To date, Roberto Morandotti, who leads the research team, confirms: “The realization of a quantum system with at least one hundred dimensions using this approach, and the technology developed is readily extendable to create two-quDit systems with more than 9,000 dimensions (corresponding to 12 qubits and beyond, comparable to the state of the art in significantly more expensive/complex platforms)”.
Roberto Morandotti, professor at Canadian INRS and ITMO University in Saint Petersburg was also supported by the Government of the Russian Federation through the ITMO Fellowship and Professorship Program, that permitted the Italian scientist to teach and conduct this research in a Russian university.

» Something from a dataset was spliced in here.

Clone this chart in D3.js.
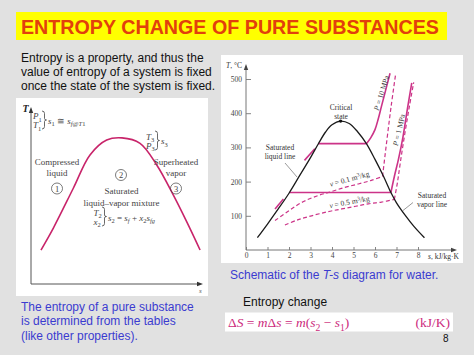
<!DOCTYPE html>
<html><head><meta charset="utf-8">
<script src="https://cdn.jsdelivr.net/npm/d3@7"></script>
<style>body{margin:0;background:#e1e1e1}svg{display:block}</style>
</head><body><svg id="c" width="474" height="355"></svg>
<script>
// ---------- data ----------
const titleText = "ENTROPY CHANGE OF PURE SUBSTANCES";
const introLines = ["Entropy is a property, and thus the", "value of entropy of a system is fixed", "once the state of the system is fixed."];
const noteLines = ["The entropy of a pure substance", "is determined from the tables", "(like other properties)."];
const captionParts = [["Schematic of the ", ""], ["T-s", "i"], [" diagram for water.", ""]];
const changeLabel = "Entropy change";
const pageNumber = "8";

// left schematic bell curve (s, T in arbitrary units 0..10)
const bellCurve = [[0.58,1.93],[1.30,3.18],[2.46,5.44],[3.43,7.33],[4.40,8.18],[5.29,8.30],[6.34,7.99],[7.31,6.76],[8.27,5.06],[9.05,3.54],[9.83,1.93]];

// right T-s diagram for water (s in kJ/kg·K, T in °C)
const sTicks = [0,1,2,3,4,5,6,7,8];
const tTicks = [100,200,300,400,500];
const domeLiquid = [[0.53,36],[1.0,76],[1.5,120],[2.0,166],[2.5,218],[3.0,270],[3.36,310],[3.7,345],[4.0,366],[4.4,377]];
const domeVapor  = [[4.4,377],[4.8,370],[5.2,345],[5.6,311],[6.0,265],[6.4,215],[6.74,168],[7.0,138],[7.4,102],[7.8,70],[8.3,36]];
const criticalPoint = [4.4,377];
const p10Liquid = [[2.72,262],[3.2,296]];
const p10Sat    = [[3.36,311],[5.6,311]];
const p10Super  = [[5.6,311],[5.8,328],[6.0,352],[6.15,383],[6.3,420],[6.47,461],[6.7,517]];
const p1Liquid  = [[1.35,120],[1.74,149]];
const p1Sat     = [[2.01,168],[6.74,168]];
const p1Super   = [[6.74,168],[6.9,215],[7.09,265],[7.3,330],[7.5,410],[7.71,489]];
const v01Wet    = [[1.35,86],[2.0,115],[2.59,139],[3.3,158],[3.98,171],[4.6,183],[5.22,193],[5.8,203],[6.35,215]];
const v01Super  = [[6.35,215],[6.55,320],[6.75,420],[6.95,510]];
const v05Wet    = [[1.81,73],[2.4,88],[3.05,100],[3.8,112],[4.45,120],[5.1,128],[5.69,135],[6.3,140],[6.9,148]];
const v05Super  = [[6.9,148],[7.05,200],[7.2,265],[7.4,345],[7.6,420],[7.8,490]];

// ---------- drawing ----------
const SANS = "'Liberation Sans', Arial, sans-serif";
const SERIF = "'Liberation Serif', 'Times New Roman', serif";
const MAG = "#cc3388", CRIM = "#c8246a", BLUE = "#3b3bd0", GREY = "#444";
const svg = d3.select("#c");
svg.append("rect").attr("width",474).attr("height",355).attr("fill","#e1e1e1");

function rich(sel, x, y, parts, size, fill, anchor, family) {
  const t = sel.append("text").attr("x",x).attr("y",y).attr("font-size",size)
    .attr("fill",fill).attr("text-anchor",anchor||"start").attr("font-family",family||SERIF);
  let off = 0;
  parts.forEach(p => {
    const txt = p[0], st = p[1] || "";
    const target = st.includes("sub") ? size*0.3 : (st.includes("sup") ? -size*0.35 : 0);
    const ts = t.append("tspan").text(txt).attr("dy", target - off);
    off = target;
    if (st.includes("sub") || st.includes("sup")) ts.attr("font-size", size*0.72);
    if (st.includes("i")) ts.attr("font-style","italic");
  });
  return t;
}
function brace(sel, x, y0, y1) {
  const ym = (y0+y1)/2;
  sel.append("path").attr("fill","none").attr("stroke",GREY).attr("stroke-width",0.8)
    .attr("d",`M${x},${y0} Q${x+2.5},${y0} ${x+2.5},${y0+2.5} L${x+2.5},${ym-1.5} Q${x+2.5},${ym} ${x+4.5},${ym} Q${x+2.5},${ym} ${x+2.5},${ym+1.5} L${x+2.5},${y1-2.5} Q${x+2.5},${y1} ${x},${y1}`);
}
function arrowHead(sel, x, y, dir, fill) {
  const pts = dir === "up" ? [[x,y],[x-2.2,y+6],[x+2.2,y+6]] : [[x,y],[x-6,y-2.2],[x-6,y+2.2]];
  sel.append("path").attr("d","M"+pts.join("L")+"Z").attr("fill",fill);
}

// title banner
svg.append("rect").attr("x",16).attr("y",12).attr("width",431).attr("height",28).attr("fill","#ffff00");
svg.append("text").attr("x",21).attr("y",33.5).attr("font-family",SANS).attr("font-weight","bold")
  .attr("font-size",21).attr("fill","#e2400c").attr("textLength",418).attr("lengthAdjust","spacingAndGlyphs").text(titleText);

// intro text
svg.append("g").selectAll("text").data(introLines).join("text")
  .attr("x",21).attr("y",(d,i)=>61.5+i*14.2).attr("font-family",SANS).attr("font-size",12).attr("fill","#111").text(d=>d);

// ---- left panel ----
const L = svg.append("g");
L.append("rect").attr("x",16).attr("y",98).attr("width",192).attr("height",198).attr("fill","#fff");
const xL = d3.scaleLinear().domain([0,10]).range([31,203]);
const yL = d3.scaleLinear().domain([0,10]).range([284,108]);
L.append("line").attr("x1",xL(0)).attr("x2",xL(0)).attr("y1",yL(0)).attr("y2",yL(10)+4).attr("stroke","#555").attr("stroke-width",1);
L.append("line").attr("x1",xL(0)).attr("x2",xL(10)-3).attr("y1",yL(0)).attr("y2",yL(0)).attr("stroke","#555").attr("stroke-width",1);
arrowHead(L, xL(0), yL(10)-1, "up", "#333");
arrowHead(L, xL(10), yL(0), "right", "#333");
rich(L, 22.5, 111.5, [["T","i"]], 10, "#222").attr("font-weight","bold");
rich(L, 199, 293, [["s","i"]], 7, "#555");
L.append("path").datum(bellCurve).attr("fill","none").attr("stroke",CRIM).attr("stroke-width",1.6)
  .attr("d", d3.line().x(d=>xL(d[0])).y(d=>yL(d[1])).curve(d3.curveCatmullRom));
// state labels
rich(L, 33, 119, [["P","i"],["1","sub"]], 9, GREY);
rich(L, 33, 128, [["T","i"],["1","sub"]], 9, GREY);
brace(L, 42, 111, 129);
rich(L, 48, 123.5, [["s","i"],["1","sub"],[" ≅ ",""],["s","i"],["f","i sub"],["@","sub"],["T","i sub"],["1","sub"]], 9, GREY);
rich(L, 57, 164.5, [["Compressed",""]], 9, GREY, "middle");
rich(L, 57, 176, [["liquid",""]], 9, GREY, "middle");
rich(L, 176, 164.5, [["Superheated",""]], 9, GREY, "middle");
rich(L, 176, 176, [["vapor",""]], 9, GREY, "middle");
rich(L, 121.5, 194, [["Saturated",""]], 9, GREY, "middle");
rich(L, 121.5, 205.5, [["liquid–vapor mixture",""]], 9, GREY, "middle");
[[57,188.5,"1"],[121,175,"2"],[176,188.5,"3"]].forEach(c=>{
  L.append("circle").attr("cx",c[0]).attr("cy",c[1]).attr("r",5.5).attr("fill","none").attr("stroke",GREY).attr("stroke-width",0.7);
  L.append("text").attr("x",c[0]).attr("y",c[1]+3).attr("text-anchor","middle").attr("font-family",SERIF).attr("font-size",8.5).attr("fill",GREY).text(c[2]);
});
rich(L, 146, 139.5, [["T","i"],["3","sub"]], 9, GREY);
rich(L, 146, 148.5, [["P","i"],["3","sub"]], 9, GREY);
brace(L, 155, 131, 150);
rich(L, 161, 144, [["s","i"],["3","sub"]], 9, GREY);
rich(L, 93.5, 215.5, [["T","i"],["2","sub"]], 9, GREY);
rich(L, 93.5, 224.5, [["x","i"],["2","sub"]], 9, GREY);
brace(L, 102, 207, 226);
rich(L, 108, 220.5, [["s","i"],["2","sub"],[" = ",""],["s","i"],["f","i sub"],[" + ",""],["x","i"],["2","sub"],["s","i"],["fg","i sub"]], 9, GREY);

// note text (blue)
svg.append("g").selectAll("text").data(noteLines).join("text")
  .attr("x",21).attr("y",(d,i)=>311+i*14.3).attr("font-family",SANS).attr("font-size",12).attr("fill",BLUE).text(d=>d);

// ---- right panel ----
const R = svg.append("g");
R.append("rect").attr("x",221).attr("y",55).attr("width",242).attr("height",208).attr("fill","#fff");
const xR = d3.scaleLinear().domain([0,8]).range([246,418]);
const yR = d3.scaleLinear().domain([0,500]).range([250,79]);
const ax = R.append("g").attr("transform",`translate(0,${yR(0)})`)
  .call(d3.axisBottom(xR).tickValues(sTicks).tickSizeInner(-3).tickSizeOuter(0).tickPadding(3).tickFormat(d3.format("d")));
const ay = R.append("g").attr("transform",`translate(${xR(0)},0)`)
  .call(d3.axisLeft(yR).tickValues(tTicks).tickSizeInner(-5).tickSizeOuter(0).tickPadding(4).tickFormat(d3.format("d")));
[ax, ay].forEach(a=>{
  a.select(".domain").remove();
  a.selectAll("line").attr("stroke","#666").attr("stroke-width",0.8);
  a.selectAll("text").attr("font-family",SERIF).attr("font-size",7.5).attr("fill","#444");
});
R.append("line").attr("x1",xR(0)).attr("x2",452).attr("y1",yR(0)).attr("y2",yR(0)).attr("stroke","#777").attr("stroke-width",1);
R.append("line").attr("x1",xR(0)).attr("x2",xR(0)).attr("y1",yR(0)).attr("y2",69).attr("stroke","#777").attr("stroke-width",1);
arrowHead(R, 457, yR(0), "right", "#444");
arrowHead(R, xR(0), 64, "up", "#444");
rich(R, 226, 67.5, [["T","i"],[", °C",""]], 7.5, "#333");
rich(R, 428, 258.5, [["s","i"],[", kJ/kg·K",""]], 7.5, "#333");

const lineR = d3.line().x(d=>xR(d[0])).y(d=>yR(d[1]));
const lineRc = d3.line().x(d=>xR(d[0])).y(d=>yR(d[1])).curve(d3.curveCatmullRom);
// isobars and constant-volume lines
[v01Wet, v01Super, v05Wet, v05Super].forEach(d=>{
  R.append("path").datum(d).attr("fill","none").attr("stroke",MAG).attr("stroke-width",1.2)
    .attr("stroke-dasharray","4,2.5").attr("d",lineRc);
});
[p10Liquid, p10Sat, p10Super, p1Liquid, p1Sat, p1Super].forEach(d=>{
  R.append("path").datum(d).attr("fill","none").attr("stroke",MAG).attr("stroke-width",1.6).attr("d",lineRc);
});
// saturation dome
R.append("path").datum(domeLiquid.concat(domeVapor.slice(1))).attr("fill","none").attr("stroke","#1a1a1a")
  .attr("stroke-width",1.3).attr("d",lineRc);
R.append("circle").attr("cx",xR(criticalPoint[0])).attr("cy",yR(criticalPoint[1])).attr("r",1.6).attr("fill","#111");

// labels
rich(R, 341, 109.5, [["Critical",""]], 7.5, "#333", "middle");
rich(R, 341, 118.5, [["state",""]], 7.5, "#333", "middle");
rich(R, 280, 149.5, [["Saturated",""]], 7.5, "#333", "middle");
rich(R, 280, 159, [["liquid line",""]], 7.5, "#333", "middle");
R.append("line").attr("x1",285).attr("y1",163).attr("x2",297).attr("y2",177).attr("stroke","#555").attr("stroke-width",0.6);
rich(R, 432, 197.5, [["Saturated",""]], 7.5, "#333", "middle");
rich(R, 432, 207, [["vapor line",""]], 7.5, "#333", "middle");
R.append("line").attr("x1",403).attr("y1",210.5).attr("x2",413).attr("y2",202.5).attr("stroke","#555").attr("stroke-width",0.6);
function rotLabel(cx, cy, ang, parts) {
  const g = R.append("g").attr("transform",`translate(${cx},${cy}) rotate(${ang})`);
  rich(g, 0, 2.5, parts, 7.5, "#333", "middle");
}
rotLabel(349.5, 179, -15, [["v","i"],[" = 0.1 m",""],["3","sup"],["/kg",""]]);
rotLabel(349.5, 202, -10.5, [["v","i"],[" = 0.5 m",""],["3","sup"],["/kg",""]]);
rotLabel(381.5, 93, -73, [["P","i"],[" = 10 MPa",""]]);
rotLabel(399, 130, -77, [["P","i"],[" = 1 MPa",""]]);

// caption
rich(svg, 230, 279, captionParts, 12, BLUE, "start", SANS);

// entropy change
svg.append("text").attr("x",243).attr("y",306).attr("font-family",SANS).attr("font-size",12).attr("fill","#111").text(changeLabel);
svg.append("rect").attr("x",225).attr("y",312.5).attr("width",228).attr("height",19).attr("fill","#fff");
rich(svg, 228, 326.5, [["Δ",""],["S","i"],[" = ",""],["m","i"],["Δ",""],["s","i"],[" = ",""],["m","i"],["(",""],["s","i"],["2","sub"],[" − ",""],["s","i"],["1","sub"],[")",""]], 13.5, "#cc2a7c");
rich(svg, 450, 326.5, [["(kJ/K)",""]], 13.5, "#cc2a7c", "end");
svg.append("text").attr("x",443).attr("y",342).attr("font-family",SANS).attr("font-size",10).attr("fill","#111").text(pageNumber);
</script></body></html>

The use of the frequency domain for encoding quantum states enables their easy transmission and manipulation in optical fibre systems. “By merging the fields of quantum optics and ultrafast optical processing, we have shown that high-dimensional manipulation of these states is indeed possible using standard telecommunications elements like modulators and frequency filters,” stresses telecommunications system expert Professor José Azaña, co-supervisor of the research.
Until now, advances in established technologies for the telecommunications sector were targeted for the manipulation of classical signals. This research is a game-changer: The advances can be immediately transferred to quantum science and will directly enable fundamental investigations of high-dimensional quantum state characteristics, applications in large-alphabet fibre-based quantum communications, and the future development of frequency-domain, high-dimensional quantum logic gates and other applications.
Leading authors Michael Kues and Christian Reimer note that a highlight of the demonstrated platform is its accessibility: It is easy to build and exploit components used in standard telecommunication systems that are commercially available everywhere. Thus, in the short term, researchers around the world will be able to incorporate and push this technology forward, enabling a leap in the development of practical quantum applications.
Reference: On-chip generation of high-dimensional entangled quantum states and their coherent control (2017), Michael Kues, Christian Reimer, Piotr Roztocki, Luis Romero Cortés, Stefania Sciara, Benjamin Wetzel, Yanbing Zhang, Alfonso Cino, Sai T. Chu, Brent E. Little, David J. Moss, Lucia Caspani, José Azaña, and Roberto Morandotti, Nature, DOI: 10.1038/nature22986.